A quest'ultima, vale a dire ai percorsi rettilinei della «formazione», il canzoniere di Lina Maria Ugolini sostituisce l'itinerario divagante ed erratico della «individuazione»: un processo, questo, tortuoso e dilemmatico, un gioco d'ombre e di specchi, un passo di danza e una smemorante caduta, un corteo di enigmatiche epifanie, un traumatico e tuttavia ammaliante sdoppiamento. La tensione che dà ritmo ai versi e parvenze d'intreccio al mito si genera, infatti, e si snoda dallo speculare disporsi di due figure: la creatura affabulante e artefice dell'evocazione e, di contro e anzi a riscontro, la creatura evocata, che ha nome Amaranta ed è la Selvatica, «la signora del non detto».
Come a dire: l'io e l'anima. Ma di fronte a quella vagheggiata Amaranta bianca e pacata / fatta di rose secche e friabili / fatta di trecce raccolte in pettini / fatta di comandi e imperativi, s'accompagna e subito si dilegua un io sfuggente e metaforico, autoironico e autoerotico, tentato e anzi «caduto» («un tonfo»), disponibile alla mutazione e alla disgregazione («un' impronta di talco, di cipria / un soffio»), insomma una «sbriciolata fluorescenza» («ti disfai, ti misconosci»), vogliosa di perdersi e d'incarnarsi altrove sull'onda «maliosa» d'una «femminile affinità». La poesia, «filamentosa essenza delle cose, appiccicosa compagna di vita», è il fluido, umoroso, vibrante tramite della metamorfosi, di questa singolare gnosi femminile fremente di sensi opulenti e accesa di'incorporee melodie, di quest'accorto gioco di separazioni e ricongiungimenti, di beffarde evasioni e torpidi cedimenti, di lucide introspezioni e rapinose estroversioni. È un incessante metonimia, uno slittamento del senso da un oggetto all'altro del desiderio e da un'ombra all'altra del sogno, è una «fuga» (nell'accezione, anche, musicale): come nel delizioso divertissement arcadico e libertino che s'intitola Pas de quatre e con morbida grazia ed aerea levità pedina e mima quell'indefinito e infinito scivolare e scoscendersi delle cose e delle relazioni, dei volti e dei nomi.

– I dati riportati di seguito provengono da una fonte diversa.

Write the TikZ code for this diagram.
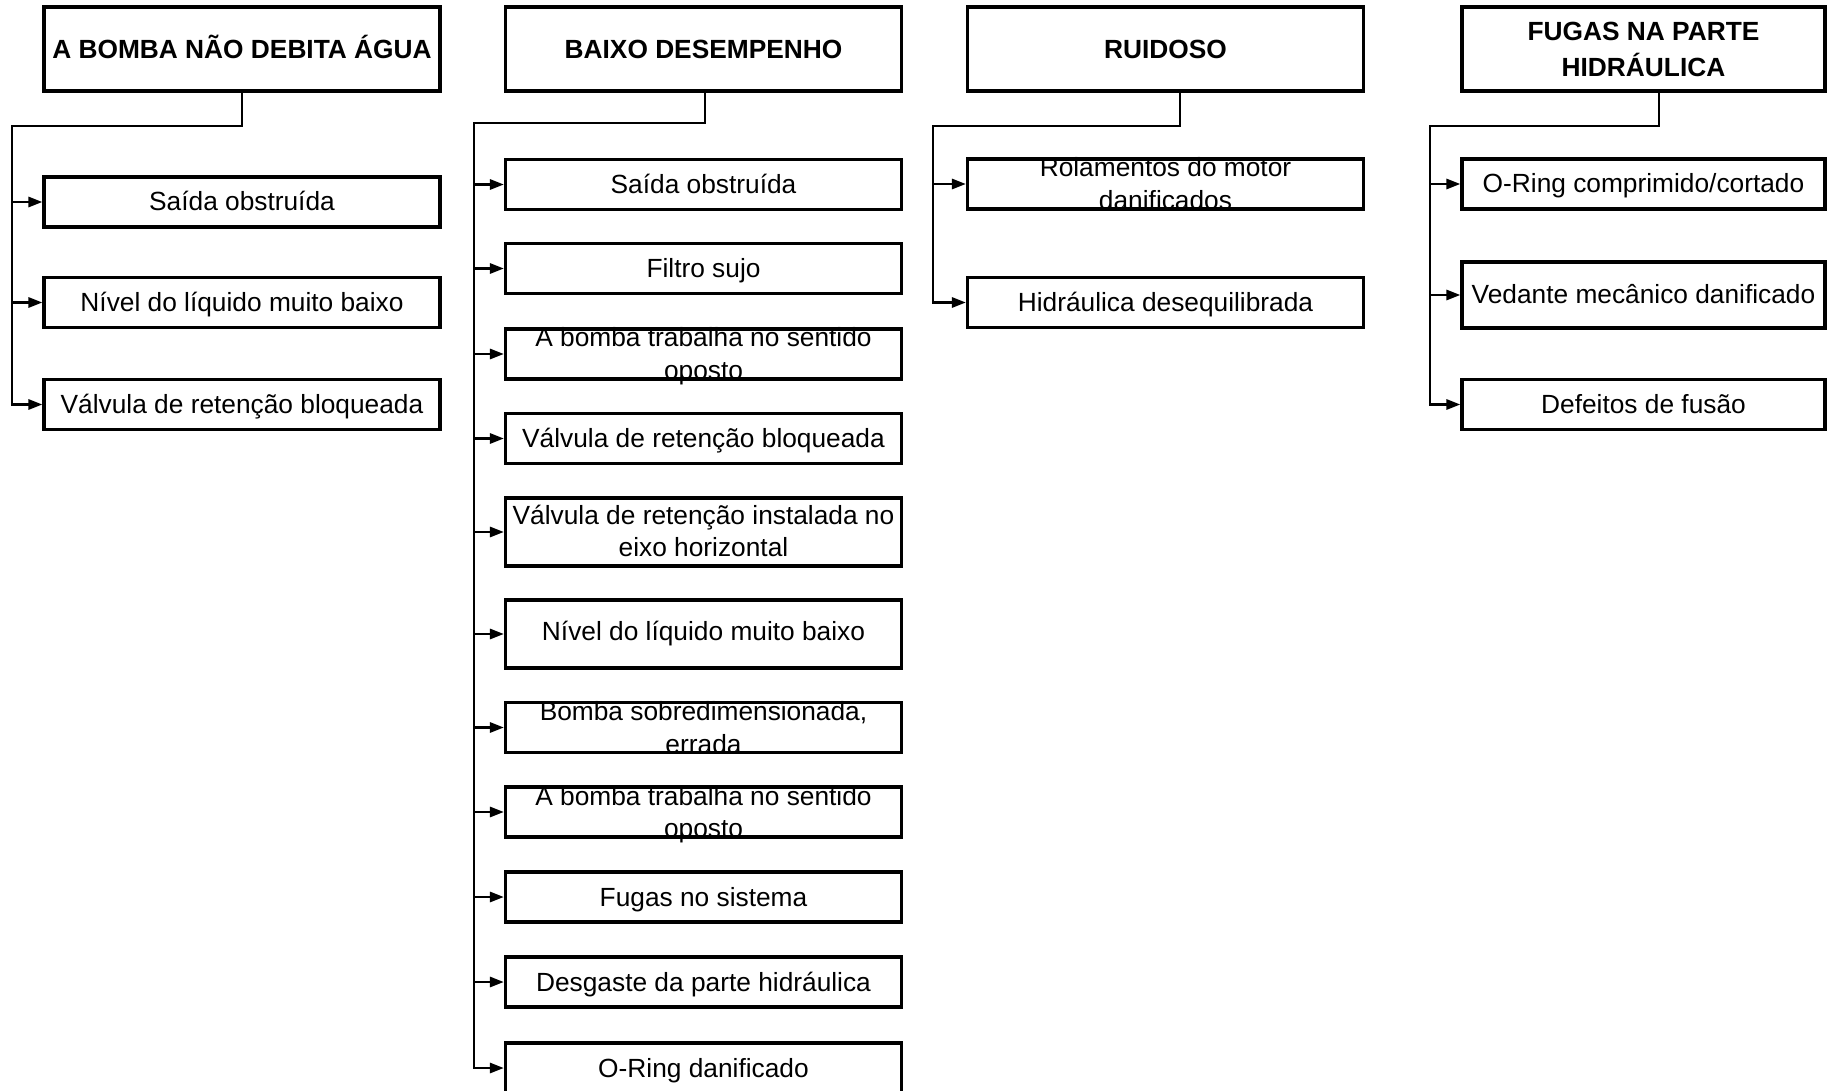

E non potrebbe essere altrimenti, giacché la narrazione in versi di "Lilli" Ugolini non riguarda, come s'è detto, la prevedibile «formazione» d'una maturità austera ed integrata, bensì una «individuazione» interminabilmente giocosa e inevitabilmente perigliosa, che ha per fine la morte dell'io e il fantasma del ricongiungimento. Narrazione, dunque, fragile e segreta: affidata com'è al colore d'un suono o all'eco d'un moto anziché ad eventi corposi e credibili, insomma, all'unità tematica d'un leit-motiv esile come una memoria remota, labile come quelle tracce sui tronchi e orme di stoviglie sulle mense che tramano la fitta segnaletica di questi Canti.
Giova aggiungere che l'autrice coltiva la danza? E che nelle sue vene isolane fluisce una linfa d'iniziatica letterarietà ereditata dal nonno, vitalissimo e obliato scrittore toscano del robusto ceppo di Strapaese? Forse, ma solo se è di Lina Maria Ugolini che s'intende trattare: e qui, forse, s'è trattato invece del suo «doppio», di quell'anima delle donne che è la Donna, la «signora del non detto».